Eastern Jìn 東晉 philosopher and commentator, active c. 370 CE. Chǔ dù 處度. Author of the foundational commentary on the Lièzǐ (列禦寇’s scripture, KR5c0049) — which is itself an Eastern-Jìn forgery, probably composed in Zhāng Zhàn’s own family circle.

Lifedates. Fl. c. 370. No precise birth or death dates are recorded. Served as Jìn Guāng lù xūn 晉光祿勳 (“Jìn Chamberlain for Ceremonials”) — a mid-level court position at the Eastern Jìn court. Also attested as Zhōng shū shè rén 中書舍人.

Philosophical context. Zhāng Zhàn’s commentary is the foundational Eastern-Jìn Xuánxué 玄學 reading of the Lièzǐ. His approach is characteristically xuánxué-influenced — integrating Yì jīng cosmology (especially the Tài yì 太易 → Tài chū 太初 → Tài shǐ 太始 → Tài sù 太素 sequence of primordial stages) with Zhuāngzǐ metaphysics, with strong echoes of Wáng Bì’s 王弼 (王弼) Lǎozǐ-interpretive framework.

Family and lineage. Zhāng Zhàn’s mother was a cousin (cóng zǐ mèi 從姊妹) of Wáng Bì 王弼 — the foundational xuánxué philosopher and Lǎozǐ- commentator. This familial connection is recorded in Zhāng’s own preface to his commentary. Through this maternal link, Zhāng was fluent in the míng lǐ 名理 philosophical discourse that Wáng Bì had established.

Authorship of the received Lièzǐ itself. A. C. Graham’s foundational philological study (“The Date and Composition of Liehtzyy,” Asia Major n.s. 8, 1961) demonstrated that the received Lièzǐ is itself a c. 300–370 CE Eastern-Jìn forgery, probably composed by Zhāng Zhàn’s grandfather or father. The textual evidence includes: (1) the Lièzǐ’s incorporation of materials drawn from the Zhuāngzǐ, Lǚshì chūnqiū, Huáinán zǐ, and Buddhist texts (especially the Sūtra of the Wise and the Foolish, which furnishes the “Yú Gōng moves the mountain” parable); (2) the absence of pre-Jìn witnesses to many of the Lièzǐ’s distinctive phrases; (3) the integration of Buddhist eschatological vocabulary not available to a Warring-States author. Zhāng Zhàn’s own commentary — “the first to the received text” — is therefore probably the first external commentary on a text that his own immediate family had created.

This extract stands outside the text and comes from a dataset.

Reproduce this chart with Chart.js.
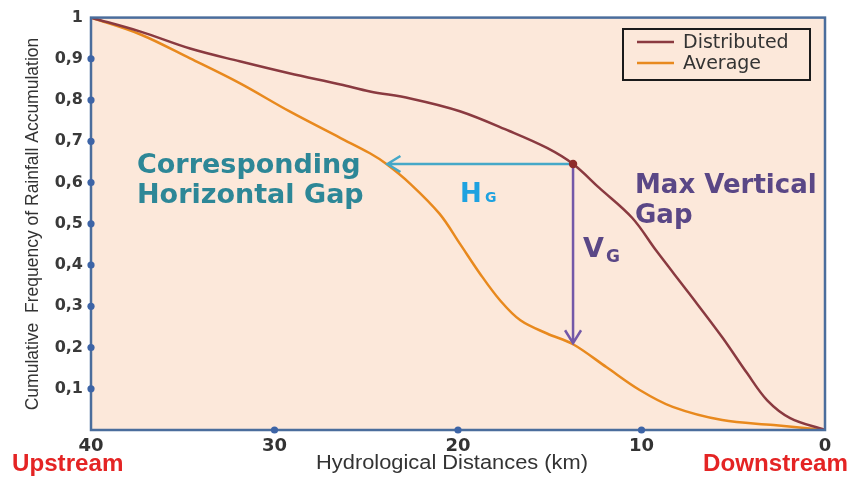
<!DOCTYPE html>
<html>
<head>
<meta charset="utf-8">
<script src="https://cdn.jsdelivr.net/npm/chart.js@4.4.1/dist/chart.umd.min.js"></script>
<style>
  html, body { margin: 0; padding: 0; background: #ffffff; }
  #wrap { width: 851px; height: 477px; position: relative; }
</style>
</head>
<body>
<div id="wrap"><canvas id="cdf"></canvas></div>
<script>
// hydrological distance (km) and cumulative frequency
const distDistributed = [40, 37.3, 34.6, 31.9, 29.2, 26.4, 24.8, 22.6, 19.9, 17.2, 15.15, 13.73, 12.3, 10.5, 9.2, 7.4, 5.6, 4.25, 3.15, 1.9, 0];
const valDistributed  = [1.0, 0.966, 0.925, 0.894, 0.865, 0.838, 0.821, 0.804, 0.773, 0.725, 0.684, 0.645, 0.587, 0.514, 0.435, 0.331, 0.225, 0.138, 0.072, 0.029, 0];

const distAverage = [40, 37.3, 34.6, 31.9, 29.2, 26.4, 24.8, 23.9, 22.6, 21.0, 19.9, 18.8, 17.7, 16.6, 15.15, 13.73, 11.9, 10.1, 8.3, 5.6, 2.8, 0];
const valAverage  = [1.0, 0.959, 0.901, 0.841, 0.773, 0.708, 0.671, 0.645, 0.597, 0.524, 0.452, 0.379, 0.314, 0.266, 0.234, 0.208, 0.152, 0.097, 0.056, 0.024, 0.012, 0];

const xTicks = [40, 30, 20, 10, 0];
const yTicks = [0.1, 0.2, 0.3, 0.4, 0.5, 0.6, 0.7, 0.8, 0.9, 1];

// gap markers (distance, frequency)
const gapPoint = [13.73, 0.645];
const hGapEnd = 23.9;
const vGapEnd = 0.208;

function toXY(xs, ys) {
  return xs.map((x, i) => ({ x: x, y: ys[i] }));
}

const frameColor = '#4a6d9c';
const dotColor = '#3d64a6';
const sans = '"Liberation Sans", Arial, sans-serif';
const wide = '"DejaVu Sans", Verdana, sans-serif';

// background, frame, tick dots, arrows, labels, legend
const decor = {
  id: 'decor',
  beforeDraw(chart) {
    const { ctx, chartArea: a } = chart;
    ctx.save();
    ctx.fillStyle = '#fce8da';
    ctx.fillRect(a.left, a.top, a.right - a.left, a.bottom - a.top);
    ctx.restore();
  },
  afterDatasetsDraw(chart) {
    const { ctx, chartArea: a, scales: { x, y } } = chart;
    ctx.save();
    // frame
    ctx.strokeStyle = frameColor;
    ctx.lineWidth = 2.5;
    ctx.strokeRect(a.left, a.top, a.right - a.left, a.bottom - a.top);
    // tick dots
    ctx.fillStyle = dotColor;
    yTicks.forEach(v => {
      if (v >= 1) return;
      ctx.beginPath();
      ctx.arc(a.left, y.getPixelForValue(v), 3.6, 0, Math.PI * 2);
      ctx.fill();
    });
    xTicks.forEach(v => {
      if (v === 0 || v === 40) return;
      ctx.beginPath();
      ctx.arc(x.getPixelForValue(v), a.bottom, 3.6, 0, Math.PI * 2);
      ctx.fill();
    });

    const px = x.getPixelForValue(gapPoint[0]);
    const py = y.getPixelForValue(gapPoint[1]);

    // horizontal gap arrow
    const hx = x.getPixelForValue(hGapEnd);
    ctx.strokeStyle = '#46a8c8';
    ctx.lineWidth = 2.5;
    ctx.beginPath();
    ctx.moveTo(px, py);
    ctx.lineTo(hx + 2, py);
    ctx.moveTo(hx + 14, py - 8);
    ctx.lineTo(hx + 1, py);
    ctx.lineTo(hx + 14, py + 8);
    ctx.stroke();

    // vertical gap arrow
    const vy = y.getPixelForValue(vGapEnd);
    ctx.strokeStyle = '#7358a8';
    ctx.beginPath();
    ctx.moveTo(px, py);
    ctx.lineTo(px, vy - 2);
    ctx.moveTo(px - 8, vy - 14);
    ctx.lineTo(px, vy - 1);
    ctx.lineTo(px + 8, vy - 14);
    ctx.stroke();

    // max point
    ctx.fillStyle = '#8e2b2b';
    ctx.beginPath();
    ctx.arc(px, py, 4.2, 0, Math.PI * 2);
    ctx.fill();

    // text labels
    ctx.textBaseline = 'alphabetic';
    ctx.textAlign = 'left';
    ctx.fillStyle = '#2d8797';
    ctx.font = 'bold 27px ' + wide;
    ctx.fillText('Corresponding', 137, 173);
    ctx.fillText('Horizontal Gap', 137, 203);

    ctx.fillStyle = '#1ea2e0';
    ctx.font = 'bold 26px ' + wide;
    ctx.fillText('H', 460, 202);
    ctx.font = 'bold 14px ' + wide;
    ctx.fillText('G', 485, 202);

    ctx.fillStyle = '#5a4786';
    ctx.font = 'bold 27px ' + wide;
    ctx.fillText('V', 583, 257);
    ctx.font = 'bold 17px ' + wide;
    ctx.fillText('G', 606, 262);

    ctx.font = 'bold 26px ' + wide;
    ctx.fillText('Max Vertical', 635, 193);
    ctx.fillText('Gap', 635, 223);

    // legend box
    const lx = 623, ly = 29, lw = 187, lh = 51;
    ctx.strokeStyle = '#1a1a1a';
    ctx.lineWidth = 2;
    ctx.strokeRect(lx, ly, lw, lh);
    ctx.font = '19px ' + wide;
    chart.data.datasets.forEach((ds, i) => {
      const ry = ly + 13 + i * 21;
      ctx.strokeStyle = ds.borderColor;
      ctx.lineWidth = 2.5;
      ctx.beginPath();
      ctx.moveTo(lx + 14, ry);
      ctx.lineTo(lx + 51, ry);
      ctx.stroke();
      ctx.fillStyle = '#333333';
      ctx.textBaseline = 'middle';
      ctx.fillText(ds.label, lx + 60, ry + 1);
    });

    // axis titles
    ctx.fillStyle = '#333333';
    ctx.textAlign = 'center';
    ctx.textBaseline = 'middle';
    ctx.save();
    ctx.translate(452, 464);
    ctx.scale(1.12, 1);
    ctx.font = '19.5px ' + sans;
    ctx.fillText('Hydrological Distances (km)', 0, 0);
    ctx.restore();
    ctx.save();
    ctx.translate(33, 224);
    ctx.rotate(-Math.PI / 2);
    ctx.font = '17.5px ' + sans;
    ctx.fillText('Cumulative  Frequency of Rainfall Accumulation', 0, 0);
    ctx.restore();

    // axis end labels
    ctx.textBaseline = 'alphabetic';
    ctx.fillStyle = '#e42424';
    ctx.font = 'bold 23px ' + sans;
    ctx.textAlign = 'left';
    ctx.save();
    ctx.translate(12, 471);
    ctx.scale(1.05, 1);
    ctx.fillText('Upstream', 0, 0);
    ctx.restore();
    ctx.textAlign = 'right';
    ctx.save();
    ctx.translate(848, 471);
    ctx.scale(1.05, 1);
    ctx.fillText('Downstream', 0, 0);
    ctx.restore();

    ctx.restore();
  }
};

new Chart(document.getElementById('cdf'), {
  type: 'line',
  data: {
    datasets: [
      {
        label: 'Distributed',
        data: toXY(distDistributed, valDistributed),
        borderColor: '#8a3a40',
        borderWidth: 2.5,
        pointRadius: 0,
        tension: 0.35,
        fill: false
      },
      {
        label: 'Average',
        data: toXY(distAverage, valAverage),
        borderColor: '#e8891e',
        borderWidth: 2.5,
        pointRadius: 0,
        tension: 0.35,
        fill: false
      }
    ]
  },
  options: {
    responsive: true,
    maintainAspectRatio: false,
    animation: false,
    layout: { padding: { top: 16, right: 26, left: 0, bottom: 0 } },
    plugins: {
      legend: { display: false },
      tooltip: { enabled: false }
    },
    scales: {
      x: {
        type: 'linear',
        min: 0,
        max: 40,
        reverse: true,
        grid: { display: false, drawTicks: false },
        border: { display: false },
        afterBuildTicks: s => { s.ticks = xTicks.map(v => ({ value: v })); },
        afterFit: s => { s.height = 47; },
        ticks: {
          padding: 6,
          color: '#333333',
          font: { family: wide, size: 18, weight: 'bold' },
          maxRotation: 0
        }
      },
      y: {
        type: 'linear',
        min: 0,
        max: 1,
        grid: { display: false, drawTicks: false },
        border: { display: false },
        afterBuildTicks: s => { s.ticks = yTicks.map(v => ({ value: v })); },
        afterFit: s => { s.width = 91; },
        ticks: {
          padding: 8,
          color: '#3a3a3a',
          font: { family: wide, size: 16, weight: 'bold' },
          callback: v => v >= 1 ? '1' : v.toFixed(1).replace('.', ',')
        }
      }
    }
  },
  plugins: [decor]
});
</script>
</body>
</html>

Work. His Lièzǐ zhù 列子注 — preserved in all subsequent editions of the Lièzǐ, including KR5c0049, KR5c0123, and KR5c0125 — is his only substantial surviving work. Philosophically it develops a sophisticated xuánxué 玄學 reading of the Lièzǐ that draws on Wáng Bì’s Lǎozǐ exegesis and Guō Xiàng’s 郭象 (郭象) Zhuāngzǐ tradition, fusing the three classical xuán interpretations into a unified Eastern-Jìn Daoist-philosophical system.

Assessment. The Qīng Sìkù editors (see KR5c0125) rank Zhāng Zhàn’s commentary as “second only to Wáng Bì’s Lǎozǐ commentary” — a high accolade that places his work alongside the two canonical xuán commentaries (Lǎozǐ Wáng Bì, Zhuāngzǐ Guō Xiàng).

Source. Jìn shū 晉書 75.1977 (biographical notice). No CBDB record given the early-medieval dates.